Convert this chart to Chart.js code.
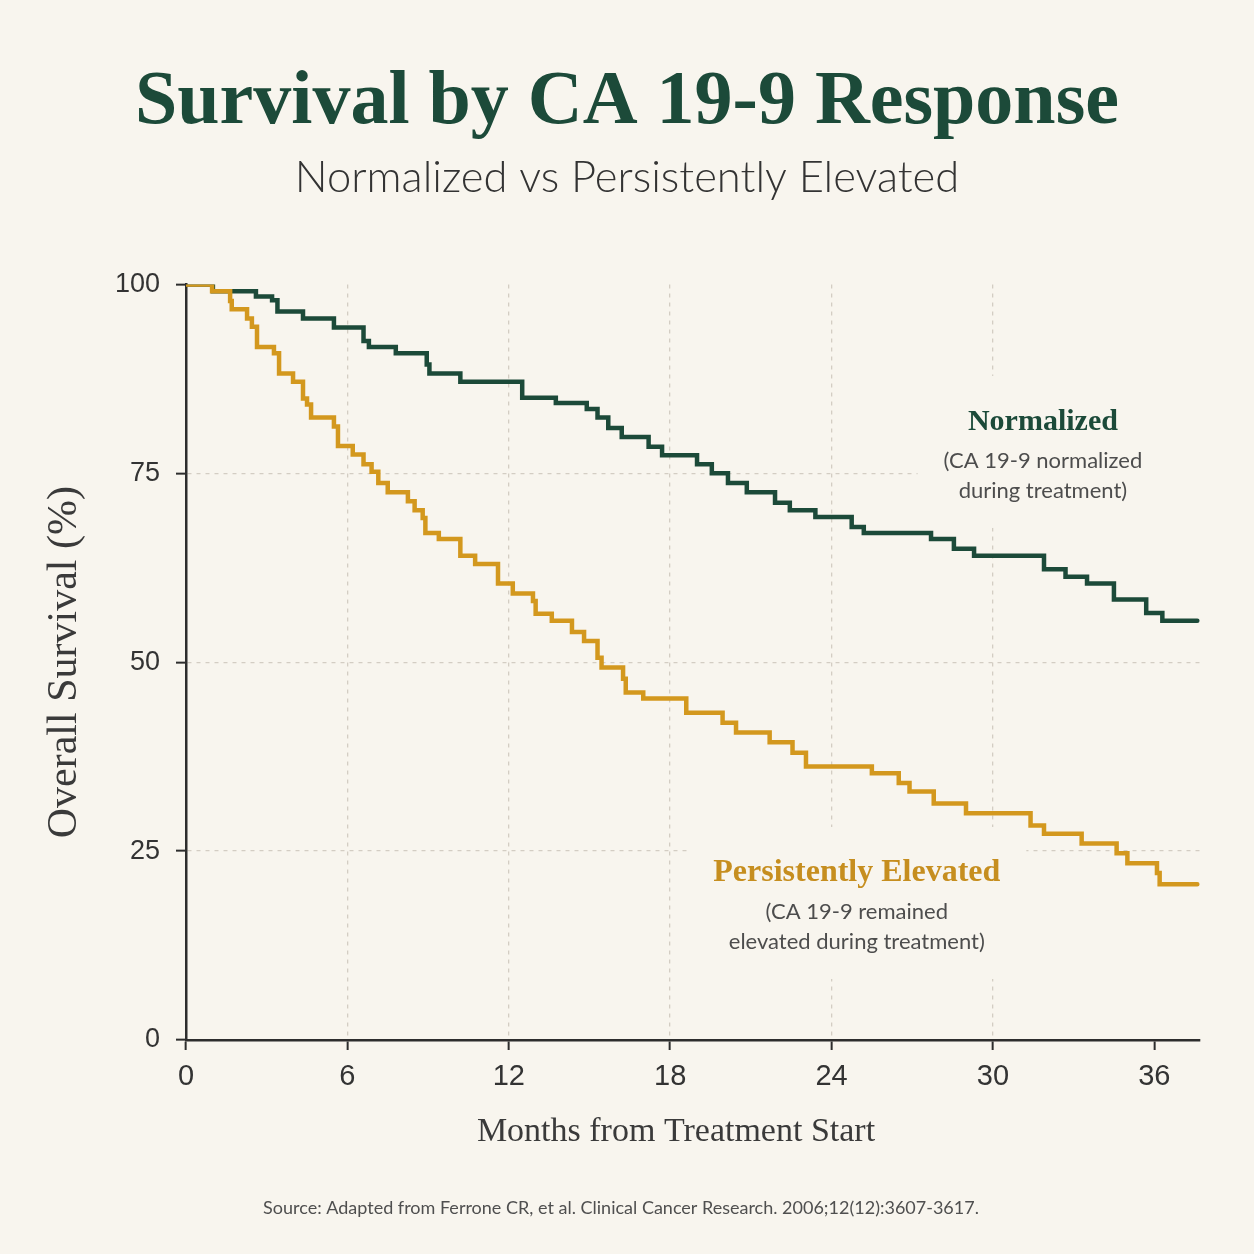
<!DOCTYPE html>
<html>
<head>
<meta charset="utf-8">
<script src="https://cdn.jsdelivr.net/npm/chart.js@4.4.1/dist/chart.umd.min.js"></script>
<style>
  html, body { margin: 0; padding: 0; background: #f8f5ee; }
  #wrap { width: 1254px; height: 1254px; }
</style>
</head>
<body>
<div id="wrap"><canvas id="c" width="1254" height="1254"></canvas></div>
<script>
// ---- Data ----
const normalizedMonths = [0, 1.0, 2.6, 3.2, 3.4, 4.35, 5.5, 6.6, 6.8, 7.8, 8.95, 9.05, 10.2, 12.5, 13.75, 14.9, 15.3, 15.7, 16.2, 17.2, 17.7, 19.0, 19.55, 20.15, 20.85, 21.9, 22.45, 23.4, 24.75, 25.2, 27.7, 28.55, 29.3, 31.9, 32.7, 33.5, 34.5, 35.7, 36.3, 37.6];
const normalizedSurvival = [100, 99.1, 98.4, 97.9, 96.4, 95.5, 94.3, 92.5, 91.7, 90.9, 89.4, 88.2, 87.1, 85.0, 84.3, 83.5, 82.4, 81.0, 79.8, 78.5, 77.4, 76.2, 75.0, 73.7, 72.5, 71.1, 70.1, 69.2, 67.9, 67.1, 66.3, 65.0, 64.1, 62.3, 61.3, 60.4, 58.3, 56.5, 55.5, 55.5];

const elevatedMonths = [0, 0.97, 1.64, 1.7, 2.27, 2.45, 2.64, 3.27, 3.46, 3.98, 4.35, 4.5, 4.65, 5.5, 5.65, 6.2, 6.6, 6.9, 7.15, 7.5, 8.25, 8.5, 8.8, 8.9, 9.4, 10.2, 10.75, 11.6, 12.15, 12.9, 13.0, 13.6, 14.35, 14.8, 15.3, 15.45, 16.25, 16.35, 17.0, 18.6, 19.95, 20.45, 21.7, 22.55, 23.05, 25.5, 26.5, 26.9, 27.8, 29.0, 31.4, 31.9, 33.3, 34.6, 35.0, 36.1, 36.2, 37.6];
const elevatedSurvival = [100, 99.1, 97.8, 96.7, 95.5, 94.4, 91.7, 90.9, 88.2, 87.1, 84.9, 84.1, 82.4, 81.2, 78.6, 77.5, 76.2, 75.2, 73.7, 72.5, 71.3, 70.1, 69.1, 67.1, 66.3, 64.1, 63.0, 60.4, 59.1, 58.1, 56.4, 55.5, 54.0, 52.8, 50.6, 49.3, 47.8, 46.0, 45.2, 43.3, 42.0, 40.7, 39.4, 38.0, 36.2, 35.3, 34.0, 32.9, 31.3, 30.0, 28.4, 27.3, 26.0, 24.7, 23.4, 22.1, 20.6, 20.6];

const seriesNames = ['Normalized', 'Persistently Elevated'];
const seriesNotes = [
  ['(CA 19-9 normalized', 'during treatment)'],
  ['(CA 19-9 remained', 'elevated during treatment)']
];
const labelAnchorMonths = [31.86, 24.94];
const labelAnchorSurvival = [81.8, 22.1];

const xTickStep = 6;
const yTickStep = 25;
const xMax = 37.7;

const titleText = 'Survival by CA 19-9 Response';
const subtitleText = 'Normalized vs Persistently Elevated';
const xTitle = 'Months from Treatment Start';
const yTitle = 'Overall Survival (%)';
const sourceText = 'Source: Adapted from Ferrone CR, et al. Clinical Cancer Research. 2006;12(12):3607-3617.';

// ---- Styles ----
const GREEN = '#1c4a39';
const GOLD = '#d3981e';
const GOLD_TEXT = '#c68e1f';
const BG = '#f8f5ee';
const AXIS = '#2d2d2d';
const GRID = '#d3cdc3';
const SERIF = '"Liberation Serif", "DejaVu Serif", serif';
const SANS = 'Lato, "Open Sans", "Liberation Sans", sans-serif';

const toPts = (xs, ys) => xs.map((x, i) => ({ x: x, y: ys[i] }));

const labelPlugin = {
  id: 'curveLabels',
  _layout(chart) {
    const xs = chart.scales.x, ys = chart.scales.y;
    const ctx = chart.ctx;
    const out = [];
    for (let i = 0; i < seriesNames.length; i++) {
      const cx = xs.getPixelForValue(labelAnchorMonths[i]);
      const cy = ys.getPixelForValue(labelAnchorSurvival[i]);
      const titleSize = i === 0 ? 30 : 32;
      ctx.save();
      ctx.font = 'bold ' + titleSize + 'px ' + SERIF;
      let w = ctx.measureText(seriesNames[i]).width;
      ctx.font = '22px ' + SANS;
      seriesNotes[i].forEach(t => { w = Math.max(w, ctx.measureText(t).width); });
      ctx.restore();
      out.push({ cx, cy, titleSize, w, i });
    }
    return out;
  },
  beforeDatasetsDraw(chart) {
    const ctx = chart.ctx;
    const pad = 26;
    const area = chart.chartArea;
    this._layout(chart).forEach(L => {
      let x0 = L.cx - L.w / 2 - pad;
      let x1 = L.cx + L.w / 2 + pad;
      if (area.right - x1 < 45) x1 = area.right;
      ctx.save();
      ctx.fillStyle = BG;
      ctx.fillRect(x0, L.cy - 20 - pad, x1 - x0, 100 + pad * 2);
      ctx.restore();
    });
  },
  afterDatasetsDraw(chart) {
    const ctx = chart.ctx;
    this._layout(chart).forEach(L => {
      ctx.save();
      ctx.textAlign = 'center';
      ctx.textBaseline = 'middle';
      ctx.fillStyle = L.i === 0 ? GREEN : GOLD_TEXT;
      ctx.font = 'bold ' + L.titleSize + 'px ' + SERIF;
      ctx.fillText(seriesNames[L.i], L.cx, L.cy);
      ctx.fillStyle = '#4d4d4d';
      ctx.font = '22px ' + SANS;
      seriesNotes[L.i].forEach((t, k) => {
        ctx.fillText(t, L.cx, L.cy + 39 + k * 30);
      });
      ctx.restore();
    });
  },
  afterDraw(chart) {
    const ctx = chart.ctx;
    ctx.save();
    ctx.textAlign = 'center';
    ctx.textBaseline = 'middle';
    ctx.fillStyle = '#4f4f4f';
    ctx.font = '18px ' + SANS;
    ctx.fillText(sourceText, 621, 1208);
    ctx.restore();
  }
};

const innerTick = (v, lo, hi) => v > lo + 1e-6 && v < hi - 1e-6;

new Chart(document.getElementById('c'), {
  type: 'line',
  data: {
    datasets: [
      {
        label: seriesNames[0],
        data: toPts(normalizedMonths, normalizedSurvival),
        borderColor: GREEN,
        borderWidth: 4.5,
        stepped: 'before',
        pointRadius: 0,
        fill: false,
        borderCapStyle: 'round',
        borderJoinStyle: 'miter',
        order: 1
      },
      {
        label: seriesNames[1],
        data: toPts(elevatedMonths, elevatedSurvival),
        borderColor: GOLD,
        borderWidth: 4.5,
        stepped: 'before',
        pointRadius: 0,
        fill: false,
        borderCapStyle: 'round',
        borderJoinStyle: 'miter',
        order: 0
      }
    ]
  },
  options: {
    responsive: false,
    animation: false,
    devicePixelRatio: 1,
    layout: { padding: { top: 0, left: 40, right: 40, bottom: 94 } },
    plugins: {
      legend: { display: false },
      tooltip: { enabled: false },
      title: {
        display: true,
        text: titleText,
        color: GREEN,
        font: { family: SERIF, size: 76, weight: 'bold' },
        padding: { top: 58, bottom: 0 }
      },
      subtitle: {
        display: true,
        text: subtitleText,
        color: '#333333',
        font: { family: SANS, size: 43.5, weight: '300' },
        padding: { top: 3, bottom: 80 }
      }
    },
    scales: {
      x: {
        type: 'linear',
        min: 0,
        max: xMax,
        afterFit(scale) { scale.height = 120; },
        ticks: {
          stepSize: xTickStep,
          includeBounds: false,
          color: '#333',
          padding: 10,
          font: { family: '"Liberation Sans Narrow", "Liberation Sans", sans-serif', size: 29 }
        },
        grid: {
          color: c => innerTick(c.tick.value, 0, 36) ? GRID : 'rgba(0,0,0,0)',
          lineWidth: 1.3,
          tickColor: AXIS,
          tickLength: 10,
          tickWidth: 2,
          tickBorderDash: []
        },
        border: { display: true, color: AXIS, width: 2.5, dash: [4, 5] },
        title: {
          display: true,
          text: xTitle + '\u00A0\u00A0\u00A0\u00A0',
          color: '#3a3a3a',
          font: { family: SERIF, size: 34 },
          padding: { top: 0, bottom: 8 }
        }
      },
      y: {
        min: 0,
        max: 100,
        afterFit(scale) { scale.width = 146; },
        ticks: {
          stepSize: yTickStep,
          color: '#333',
          padding: 16,
          font: { family: '"Liberation Sans", sans-serif', size: 27 }
        },
        grid: {
          color: c => innerTick(c.tick.value, 0, 100) ? GRID : 'rgba(0,0,0,0)',
          lineWidth: 1.3,
          tickColor: AXIS,
          tickLength: 10,
          tickWidth: 2,
          tickBorderDash: []
        },
        border: { display: true, color: AXIS, width: 2.5, dash: [4, 5] },
        title: {
          display: true,
          text: yTitle,
          color: '#3a3a3a',
          font: { family: SERIF, size: 42 },
          padding: { top: 0, bottom: 0 }
        }
      },
      yR: {
        type: 'linear',
        position: 'right',
        display: true,
        afterFit(scale) { scale.width = 14; },
        ticks: { display: false },
        grid: { display: false, drawOnChartArea: false },
        border: { display: false }
      }
    }
  },
  plugins: [labelPlugin]
});
</script>
</body>
</html>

★ ★ ★ ★

▸ What is required
Print the data above verbatim from the first line through the line holding "56.5, 55.5, 55.5];", leaving every picture out.

▸ Full response
Convert this chart to Chart.js code.
<!DOCTYPE html>
<html>
<head>
<meta charset="utf-8">
<script src="https://cdn.jsdelivr.net/npm/chart.js@4.4.1/dist/chart.umd.min.js"></script>
<style>
  html, body { margin: 0; padding: 0; background: #f8f5ee; }
  #wrap { width: 1254px; height: 1254px; }
</style>
</head>
<body>
<div id="wrap"><canvas id="c" width="1254" height="1254"></canvas></div>
<script>
// ---- Data ----
const normalizedMonths = [0, 1.0, 2.6, 3.2, 3.4, 4.35, 5.5, 6.6, 6.8, 7.8, 8.95, 9.05, 10.2, 12.5, 13.75, 14.9, 15.3, 15.7, 16.2, 17.2, 17.7, 19.0, 19.55, 20.15, 20.85, 21.9, 22.45, 23.4, 24.75, 25.2, 27.7, 28.55, 29.3, 31.9, 32.7, 33.5, 34.5, 35.7, 36.3, 37.6];
const normalizedSurvival = [100, 99.1, 98.4, 97.9, 96.4, 95.5, 94.3, 92.5, 91.7, 90.9, 89.4, 88.2, 87.1, 85.0, 84.3, 83.5, 82.4, 81.0, 79.8, 78.5, 77.4, 76.2, 75.0, 73.7, 72.5, 71.1, 70.1, 69.2, 67.9, 67.1, 66.3, 65.0, 64.1, 62.3, 61.3, 60.4, 58.3, 56.5, 55.5, 55.5];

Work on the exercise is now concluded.